Armstrong’s response came from Robert Luskin, a Washington, D.C., white-collar defense lawyer who had represented Karl Rove in the CIA leak case in 2006. He said USADA’s request to talk to Armstrong was “a vendetta, which has nothing to do with learning the truth, and everything to do with settling a score and garnering publicity at Lance’s expense.”
“We will not be a party to this charade,” he wrote to USADA. He said the antidoping agency was vilifying Armstrong and trying to lynch him, and warned that if the agency continued to do so, “We will not hesitate to expose your motives and your methods.” He claimed that USADA had “bought and paid for” witnesses’ testimony in the case against his client.
When Armstrong refused to confess, USADA said it would seek to charge him with a doping violation. The agency’s three-man review board, which determines if there is enough evidence for USADA to move forward with a doping case, began compiling a report.
On June 28—after calling USADA’s case against him “unconstitutional” and “a witch hunt”—Armstrong received a fifteen-page letter from the antidoping agency. He was in France preparing for a full-length Ironman triathlon—the sport that had become his new career. He had already won several half-distance Ironmans, and his goal was to qualify for the Ironman World Championship in Kona, Hawaii. NBC had bought rights to broadcast a two-hour special of that race, just because Armstrong was going to be in it.

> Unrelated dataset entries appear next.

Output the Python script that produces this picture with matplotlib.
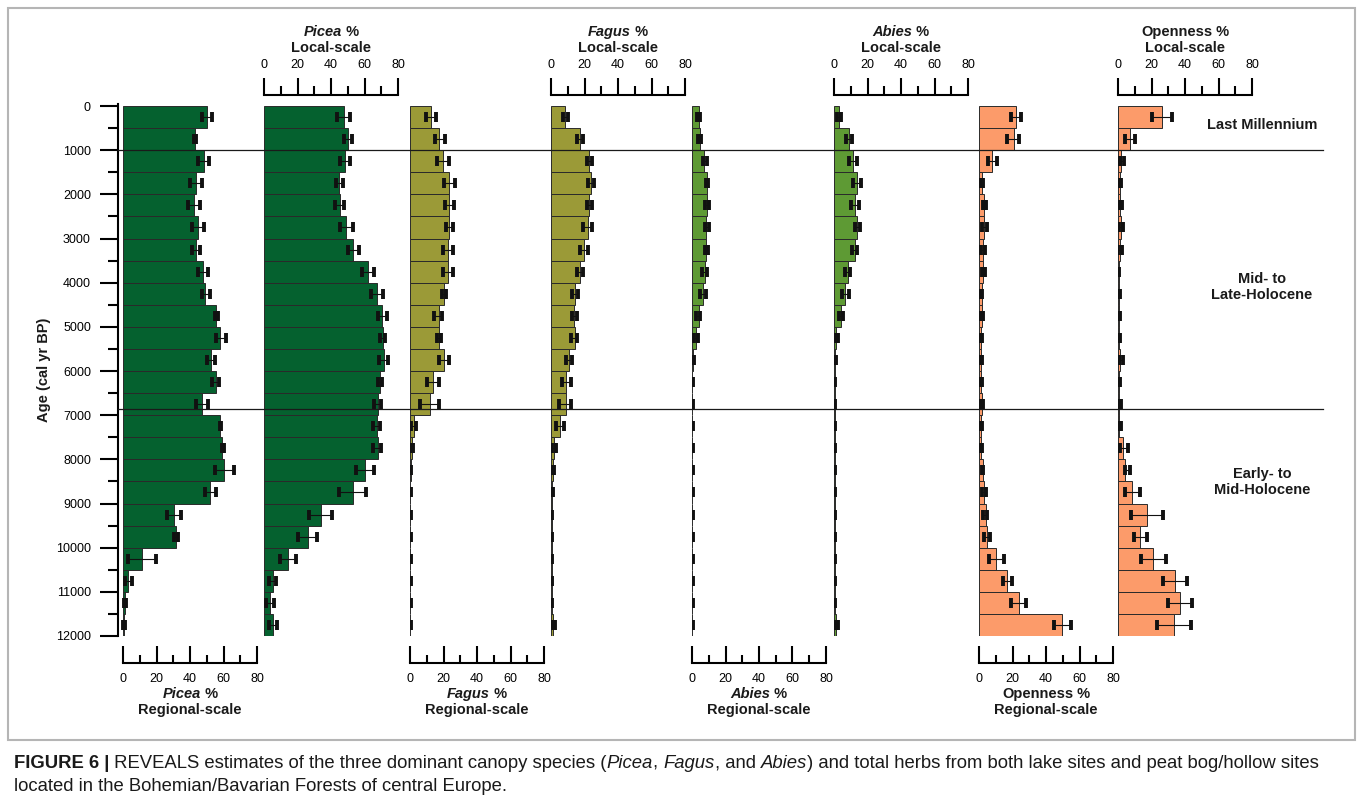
import numpy as np
import matplotlib
matplotlib.use('Agg')
import matplotlib.pyplot as plt
from matplotlib.transforms import blended_transform_factory
from matplotlib.lines import Line2D
from matplotlib.patches import Rectangle

plt.rcParams.update({'font.family': 'Liberation Sans', 'text.color': '#1a1a1a'})

# 500-yr time windows (start age, cal yr BP)
ages = np.array([0, 500, 1000, 1500, 2000, 2500, 3000, 3500, 4000, 4500, 5000, 5500,
                 6000, 6500, 7000, 7500, 8000, 8500, 9000, 9500, 10000, 10500, 11000, 11500])

# REVEALS cover (%) with lower / upper bounds
picea_reg = [50.1, 43.2, 48.2, 43.8, 42.6, 45.0, 43.8, 47.8, 49.2, 55.8, 58.2, 52.8,
             55.4, 47.4, 58.2, 59.3, 60.3, 52.2, 30.5, 31.9, 11.6, 3.0, 1.4, 0.4]
picea_reg_lo = [47.0, 42.4, 45.0, 40.0, 39.0, 41.2, 41.2, 44.8, 47.0, 54.7, 55.4, 50.1,
                53.0, 43.8, 57.7, 59.0, 54.7, 48.8, 26.5, 30.3, 3.0, 1.0, 0.6, 0.0]
picea_reg_hi = [53.0, 43.8, 51.3, 47.4, 46.2, 48.2, 45.8, 51.0, 51.8, 56.7, 61.3, 54.7,
                57.3, 50.7, 58.7, 60.0, 66.3, 55.8, 34.4, 32.8, 19.9, 5.6, 2.0, 1.0]

picea_loc = [47.5, 50.3, 48.5, 44.9, 45.1, 49.1, 53.4, 61.8, 67.4, 70.6, 71.0, 71.4,
             69.0, 68.0, 67.4, 67.8, 60.0, 52.9, 33.9, 26.1, 14.4, 5.2, 3.6, 5.2]
picea_loc_lo = [43.5, 47.5, 45.1, 42.9, 42.1, 45.1, 49.9, 58.5, 64.0, 67.8, 69.4, 68.4,
                67.8, 65.8, 65.0, 65.0, 55.0, 44.5, 26.9, 20.5, 9.4, 3.2, 1.0, 3.0]
picea_loc_hi = [51.5, 52.8, 51.5, 47.1, 47.9, 53.1, 57.0, 65.8, 71.0, 73.4, 72.4, 74.0,
                70.4, 70.0, 69.4, 70.0, 65.4, 61.0, 40.3, 31.5, 19.3, 7.2, 6.0, 8.0]

fagus_reg = [12.4, 17.4, 19.5, 23.5, 23.5, 23.5, 22.9, 22.9, 20.3, 17.1, 17.4, 20.3,
             13.8, 11.8, 2.2, 1.2, 0.4, 0.2, 0.2, 0.2, 0.2, 0.2, 0.2, 0.2]
fagus_reg_lo = [9.8, 14.9, 15.9, 20.3, 20.9, 21.5, 19.5, 19.9, 19.1, 14.5, 16.1, 17.5,
                10.2, 5.8, 0.8, 0.0, 0.0, 0.0, 0.0, 0.0, 0.0, 0.0, 0.0, 0.0]
fagus_reg_hi = [15.3, 20.9, 23.5, 26.9, 26.3, 25.9, 25.9, 25.9, 21.5, 19.1, 18.5, 23.3,
                17.1, 17.5, 3.8, 1.8, 0.6, 0.4, 0.4, 0.4, 0.4, 0.4, 0.4, 0.4]

fagus_loc = [8.2, 17.2, 22.8, 23.8, 22.8, 22.0, 19.6, 17.6, 14.2, 14.0, 14.2, 10.6,
             9.2, 8.8, 5.4, 1.6, 1.0, 0.6, 0.4, 0.4, 0.4, 0.3, 0.3, 1.2]
fagus_loc_lo = [7.0, 15.4, 21.6, 22.2, 21.6, 19.4, 17.6, 15.8, 12.8, 12.4, 12.2, 8.8,
                6.8, 5.0, 2.8, 0.4, 0.4, 0.2, 0.2, 0.2, 0.2, 0.1, 0.1, 0.4]
fagus_loc_hi = [10.2, 19.2, 24.2, 25.8, 24.4, 24.2, 21.8, 19.2, 16.0, 15.8, 15.8, 12.4,
                11.8, 12.2, 7.6, 3.2, 1.6, 1.0, 0.8, 0.8, 0.8, 0.6, 0.6, 2.2]

abies_reg = [4.0, 4.6, 7.4, 8.8, 9.0, 8.6, 8.6, 7.6, 6.6, 4.0, 2.4, 0.6,
             0.2, 0.2, 0.2, 0.2, 0.2, 0.2, 0.2, 0.2, 0.2, 0.2, 0.2, 0.2]
abies_reg_lo = [3.0, 3.6, 6.6, 8.2, 8.0, 7.6, 7.6, 6.2, 5.0, 2.6, 1.4, 0.2,
                0.0, 0.0, 0.0, 0.0, 0.0, 0.0, 0.0, 0.0, 0.0, 0.0, 0.0, 0.0]
abies_reg_hi = [5.0, 5.4, 9.0, 9.6, 10.2, 10.2, 9.8, 9.0, 8.6, 5.0, 3.4, 1.0,
                0.4, 0.4, 0.4, 0.4, 0.4, 0.4, 0.4, 0.4, 0.4, 0.4, 0.4, 0.4]

abies_loc = [3.0, 9.2, 11.6, 13.6, 12.4, 14.0, 12.4, 8.2, 6.8, 4.2, 1.2, 0.6,
             0.4, 0.3, 0.3, 0.3, 0.3, 0.3, 0.3, 0.3, 0.3, 0.3, 0.3, 1.0]
abies_loc_lo = [2.0, 7.2, 9.0, 11.6, 10.2, 12.4, 11.0, 6.4, 4.8, 2.8, 0.8, 0.4,
                0.2, 0.1, 0.1, 0.1, 0.1, 0.1, 0.1, 0.1, 0.1, 0.1, 0.1, 0.4]
abies_loc_hi = [4.0, 11.0, 13.9, 16.2, 14.8, 15.8, 13.6, 9.8, 8.8, 5.2, 2.6, 1.4,
                0.8, 0.6, 0.6, 0.6, 0.6, 0.6, 0.6, 0.6, 0.6, 0.6, 0.6, 2.6]

open_reg = [21.8, 20.6, 7.8, 2.0, 3.0, 3.2, 2.6, 2.2, 1.6, 1.8, 1.0, 1.0,
            1.2, 1.6, 1.2, 1.4, 2.2, 3.0, 4.0, 5.0, 10.2, 17.0, 23.6, 49.6]
open_reg_lo = [19.0, 17.0, 5.2, 1.2, 2.4, 2.0, 1.4, 1.6, 1.0, 0.8, 0.6, 0.6,
               0.8, 1.4, 0.8, 1.0, 1.8, 1.6, 2.6, 3.0, 6.0, 14.2, 19.0, 44.6]
open_reg_hi = [25.0, 24.0, 10.6, 2.6, 4.2, 5.0, 3.8, 3.6, 2.0, 2.6, 1.6, 1.6,
               2.0, 2.4, 1.8, 2.0, 2.6, 4.0, 5.0, 6.6, 14.8, 19.8, 28.0, 55.0]

open_loc = [26.0, 7.0, 2.0, 1.0, 1.2, 1.8, 1.4, 0.6, 0.8, 0.6, 0.6, 1.4,
            0.8, 0.8, 0.8, 3.0, 4.4, 8.4, 17.4, 13.4, 20.8, 33.8, 37.0, 33.4]
open_loc_lo = [20.0, 4.0, 1.0, 0.2, 0.4, 0.4, 0.2, 0.0, 0.2, 0.2, 0.2, 0.4,
               0.4, 0.0, 0.4, 1.0, 4.0, 4.0, 8.0, 9.4, 13.8, 26.8, 30.0, 23.0]
open_loc_hi = [32.0, 10.0, 3.4, 2.0, 2.2, 2.8, 2.4, 0.8, 1.4, 1.0, 1.4, 2.8,
               1.4, 1.6, 1.6, 6.0, 7.0, 13.0, 26.8, 17.4, 28.8, 41.0, 44.4, 43.6]

zone_bounds = [1000, 6850]
zone_names = ['Last Millennium', 'Mid- to\nLate-Holocene', 'Early- to\nMid-Holocene']

COLORS = {'Picea': '#05612f', 'Fagus': '#9b9a37', 'Abies': '#5e9a34', 'Openness': '#fc9b6a'}

W, H = 1358, 806
fig = plt.figure(figsize=(W / 100, H / 100), dpi=100)
renderer = fig.canvas.get_renderer()


def fx(px):
    return px / W


def fy(py):
    return 1 - py / H


def rich_line(x, y, parts, size, ha='center'):
    """Draw a line of text made of differently styled pieces (x, baseline y in pixels)."""
    arts = [fig.text(0, fy(y), s, fontsize=size, va='baseline', ha='left', **kw)
            for s, kw in parts]
    widths = [a.get_window_extent(renderer).width for a in arts]
    x0 = x - sum(widths) / 2 if ha == 'center' else x
    for a, w in zip(arts, widths):
        a.set_x(fx(x0))
        x0 += w


Y_TOP, Y_BOT = 103.8, 636.0     # pixel rows of age -50 and 12000
PX_PER_PCT = 134 / 80
TICK_FS = 9

panels = [
    ('Picea', 'Regional', picea_reg, picea_reg_lo, picea_reg_hi, 123),
    ('Picea', 'Local', picea_loc, picea_loc_lo, picea_loc_hi, 264),
    ('Fagus', 'Regional', fagus_reg, fagus_reg_lo, fagus_reg_hi, 410),
    ('Fagus', 'Local', fagus_loc, fagus_loc_lo, fagus_loc_hi, 551),
    ('Abies', 'Regional', abies_reg, abies_reg_lo, abies_reg_hi, 692),
    ('Abies', 'Local', abies_loc, abies_loc_lo, abies_loc_hi, 834),
    ('Openness', 'Regional', open_reg, open_reg_lo, open_reg_hi, 979),
    ('Openness', 'Local', open_loc, open_loc_lo, open_loc_hi, 1118),
]

axes = []
for i, (taxon, scale, vals, lo, hi, x0) in enumerate(panels):
    pad = 5 if i == 0 else 0
    ax = fig.add_axes([fx(x0 - pad), fy(Y_BOT), fx(134 + pad), (Y_BOT - Y_TOP) / H])
    ax.set_xlim(-pad / PX_PER_PCT, 80)
    ax.set_ylim(12000, -50)
    ax.patch.set_visible(False)
    for s in ax.spines.values():
        s.set_visible(False)

    vals, lo, hi = np.array(vals), np.array(lo), np.array(hi)
    centers = ages + 250
    ax.barh(centers, vals, height=500, color=COLORS[taxon],
            edgecolor='#2a2a2a', linewidth=0.7)
    ax.errorbar((lo + hi) / 2, centers, xerr=(hi - lo) / 2, fmt='none',
                ecolor='#111111', elinewidth=0.8, capsize=3.9, capthick=2.8)

    ax.set_xticks([0, 20, 40, 60, 80])
    ax.set_xticks([10, 30, 50, 70], minor=True)
    if scale == 'Regional':
        sp = ax.spines['bottom']
        sp.set_visible(True)
        sp.set_position(('outward', 19.5))
        sp.set_bounds(0, 80)
        sp.set_linewidth(1.5)
        ax.xaxis.set_ticks_position('bottom')
        ax.tick_params(axis='x', which='major', direction='in', length=12, width=1.5,
                       pad=7, labelsize=TICK_FS)
        ax.tick_params(axis='x', which='minor', direction='in', length=6, width=1.5)
        title_y = (698, 714)
    else:
        sp = ax.spines['top']
        sp.set_visible(True)
        sp.set_position(('outward', 6.3))
        sp.set_bounds(0, 80)
        sp.set_linewidth(1.5)
        ax.xaxis.set_ticks_position('top')
        ax.tick_params(axis='x', which='major', direction='out', length=12.5, width=1.5,
                       pad=5, labelsize=TICK_FS)
        ax.tick_params(axis='x', which='minor', direction='out', length=6.5, width=1.5)
        title_y = (36, 52)

    if i == 0:
        ax.spines['left'].set_visible(True)
        ax.spines['left'].set_linewidth(1.5)
        ax.set_yticks(np.arange(0, 12001, 1000))
        ax.set_yticks(np.arange(500, 12000, 1000), minor=True)
        ax.tick_params(axis='y', which='major', direction='out', length=13, width=1.5,
                       pad=6.5, labelsize=TICK_FS)
        ax.tick_params(axis='y', which='minor', direction='out', length=7, width=1.5)
    else:
        ax.set_yticks([])

    xc = x0 + 67
    name_kw = dict(fontweight='bold') if taxon == 'Openness' else dict(fontweight='bold', fontstyle='italic')
    rich_line(xc, title_y[0], [(taxon, name_kw), (' %', dict(fontweight='bold'))], 10.5)
    rich_line(xc, title_y[1], [(f'{scale}-scale', dict(fontweight='bold'))], 10.5)
    axes.append(ax)

fig.text(fx(44), fy(370), 'Age (cal yr BP)', rotation=90, fontsize=10.5,
         fontweight='bold', ha='center', va='center')

# zone boundaries across all panels
trans = blended_transform_factory(fig.transFigure, axes[0].transData)
for b in zone_bounds:
    fig.add_artist(Line2D([fx(118), fx(1323)], [b, b], transform=trans,
                          color='#1a1a1a', lw=0.9))

for name, y in zip(zone_names, [125, 287, 482]):
    fig.text(fx(1262), fy(y), name, fontsize=10.5, fontweight='bold',
             ha='center', va='center', linespacing=1.1)

# figure frame
fig.add_artist(Rectangle((fx(8), fy(740)), fx(1347), (740 - 8) / H,
                         transform=fig.transFigure, fill=False,
                         edgecolor='#b5b5b5', lw=1.5))

# caption
cap = 13.3
it = dict(fontstyle='italic')
rich_line(14, 768, [('FIGURE 6 |', dict(fontweight='bold')),
                    (' REVEALS estimates of the three dominant canopy species (', {}),
                    ('Picea', it), (', ', {}), ('Fagus', it), (', and ', {}),
                    ('Abies', it),
                    (') and total herbs from both lake sites and peat bog/hollow sites', {})],
          cap, ha='left')
rich_line(14, 791, [('located in the Bohemian/Bavarian Forests of central Europe.', {})],
          cap, ha='left')

fig.savefig('out.png', dpi=100)
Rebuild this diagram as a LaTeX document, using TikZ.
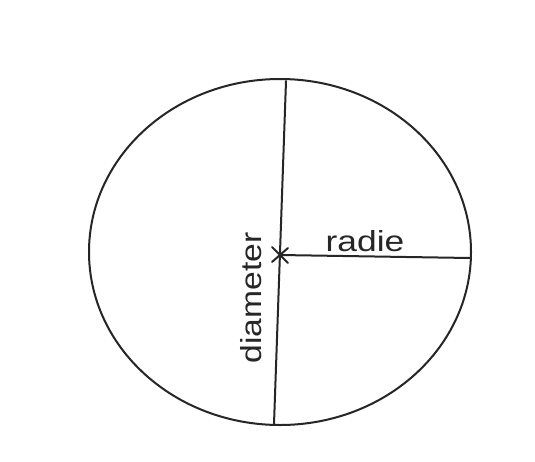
\documentclass[tikz,border=0pt]{standalone}
\usepackage{fontspec}
\setmainfont{Liberation Sans}
\usetikzlibrary{calc}
\tikzset{
  pen/.style={line width=2pt, line cap=round, black!85},
  lbl/.style={inner sep=0pt, font=\fontsize{29}{29}\selectfont, text=black!85}
}
\begin{document}
\begin{tikzpicture}[x=1pt,y=-1pt]
\useasboundingbox (0,0) rectangle (535,461);
\fill[white] (0,0) rectangle (535,461);
\coordinate (c) at (280,252);
\coordinate (o) at (280,255);
\coordinate (top) at (286,81);
\coordinate (bot) at (274,424);
\coordinate (r) at (470,258);
\draw[pen] (c) ellipse [x radius=191, y radius=173];
\draw[pen] (top) -- (bot);
\draw[pen] (o) -- (r);
\draw[pen] ($(o)+(-8,-8)$) -- ($(o)+(8,8)$);
\draw[pen] ($(o)+(-8,7)$) -- ($(o)+(8,-7)$);
\node[lbl, xscale=1.22, anchor=base] (radie) at (365,251) {radie};
\node[lbl, rotate=90, xscale=1.16, anchor=base] (diam) at (261,298) {diameter};
\end{tikzpicture}
\end{document}
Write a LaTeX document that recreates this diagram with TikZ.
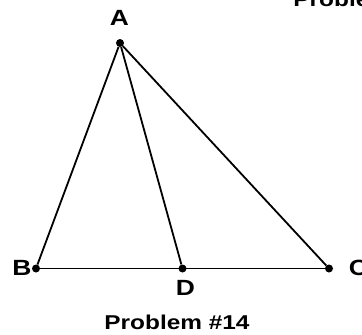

If Armstrong’s lawyers had thought they could bully USADA into backing down, they were mistaken. USADA’s review board had found enough evidence to charge Armstrong with a doping violation and the agency moved forward with a case against Armstrong, Bruyneel, Martí and Drs. Ferrari, del Moral and Celaya.
More gravely, it claimed that Armstrong was at the center of a doping ring on his teams, and that he had broken antidoping rules by using EPO, blood transfusions, testosterone, cortisone and saline infusions. The charges against him weren’t focused only on his Tour-winning years, either. They spread from 1996 through 2010, meaning they included the two years of his comeback. USADA claimed that Armstrong’s blood records from those seasons were “fully consistent with blood manipulation.”
Armstrong only needed to read the second paragraph to know he was in big trouble: “The witnesses to the conduct described in this letter include more than ten (10) cyclists as well as cycling team employees.” Tucked into the letter’s second-to-last page, Armstrong saw a line even more chilling:
lifetime ban from Olympic sports.
That meant if he lost the case, he wouldn’t be allowed to compete in any sport that followed the World Anti-Doping Code—which is basically every sport he’d ever want to compete in. Cycling. Triathlons. Marathons. Swimming meets. Not even just the Olympic-level ones, either. Smaller events, like a 10-kilometer race to raise money for cancer, are usually sanctioned by the sport’s national federation. And national federations of sports that are in the Olympics follow the WADA code.